Wednesday, April 28, 2010

Who 20: Thirty Years Of Maximum R&B

Plenty of big acts had received the box set treatment by 1994, when Who freaks finally got one devoted to their favorite band. Thirty Years Of Maximum R&B—more accurately summed up as 15 years with a lot of years sitting around—is one of the better career retrospective sets in that it includes all the hits, a pile of rarities and bootlegged nuggets, and effectively promotes the catalog, with better sound to boot.

The journey begins, fittingly, with the sound of Pete Townshend yelling at an audience. We get three tracks from their days as the High Numbers, then it’s into the Shel Talmy era and pertinent singles, which sound really good. A little license is taken by using the Leeds version of “Substitute”, and then it’s into the pop art/pirate radio era.

“A Quick One While He’s Away” is a mix of the intro from Rock And Roll Circus and the album track, ending in 1968 again. To further develop the compliers’ affection for the Sell Out approach, dialogue and studio snippets frame the first appearances of “Early Morning Cold Taxi”, one of the “Coke” jingles and “Girl’s Eyes”.

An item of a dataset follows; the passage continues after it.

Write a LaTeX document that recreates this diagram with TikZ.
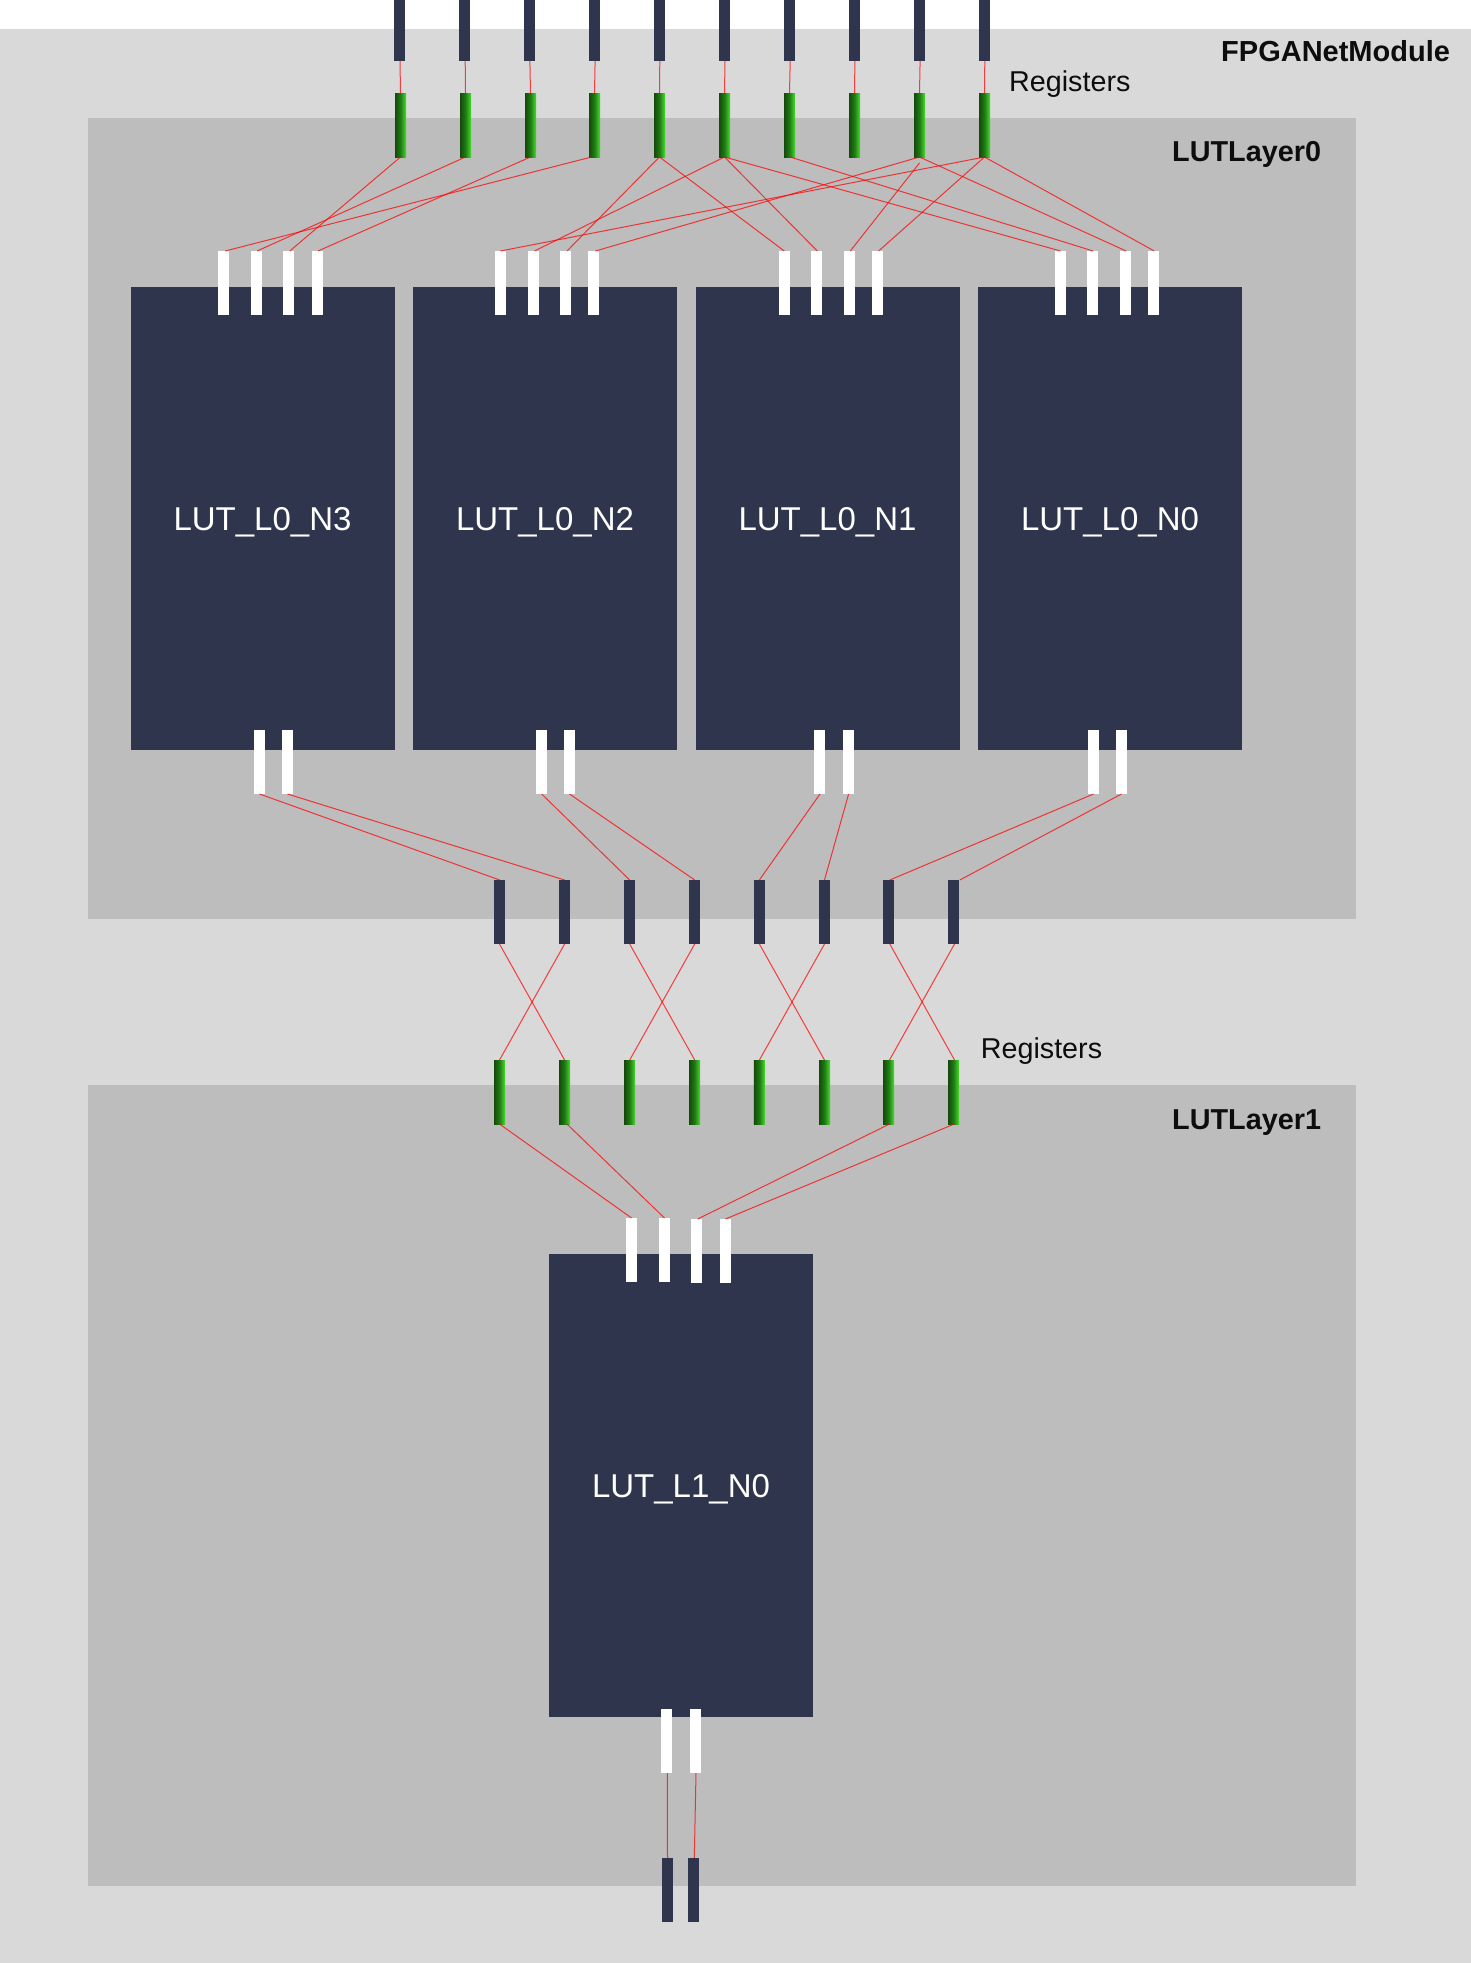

The second disc strikes gold with “Rael 2”, a kickass take of “Melancholia”, “Jaguar” and “Fortune Teller”. Tommy is oddly distilled, with only half of the “Overture” and a mislabeled “Underture” from Woodstock (it’s actually “Sparks”, as heard on The Kids Are Alright), coming out of the famous “Abbie Hoffman Incident”. Half of “See Me Feel Me” from Leeds is stuck onto the studio version. In fact, the box includes all of side one of Leeds, albeit with the clicks from before the tape was fixed.

Disc three covers the Who’s Next period, with live tracks and the contemporary singles, ending with only a few songs from Quadrophenia. And for some reason, an odd rehearsal/audition/disco version of “The Real Me” with Kenney Jones sits here. The fourth disc spends a little too much with Keith’s “hilarious” antics, and the crossfades really begin to take over, since there’s only so much space left. Key tracks from By Numbers and Who Are You are interspersed with Keith comedy bits before screeches to a near halt with the inexcusable inclusion of “Guitar And Pen” and only one track from each of the Warner albums. John yells “Twist And Shout” from 1982, “I’m A Man” tries our patience from 1989, and it all closes with the phoned-in studio reunion for Elton John’s “Saturday Night’s All Right (For Fighting)”.

Thirty Years Of Maximum R&B is not perfect; in their zeal to get everything in the compliers made some weird edits and crossfades. But it accomplishes exactly what it set out to do, and best of all, set us up for the flood of reissues.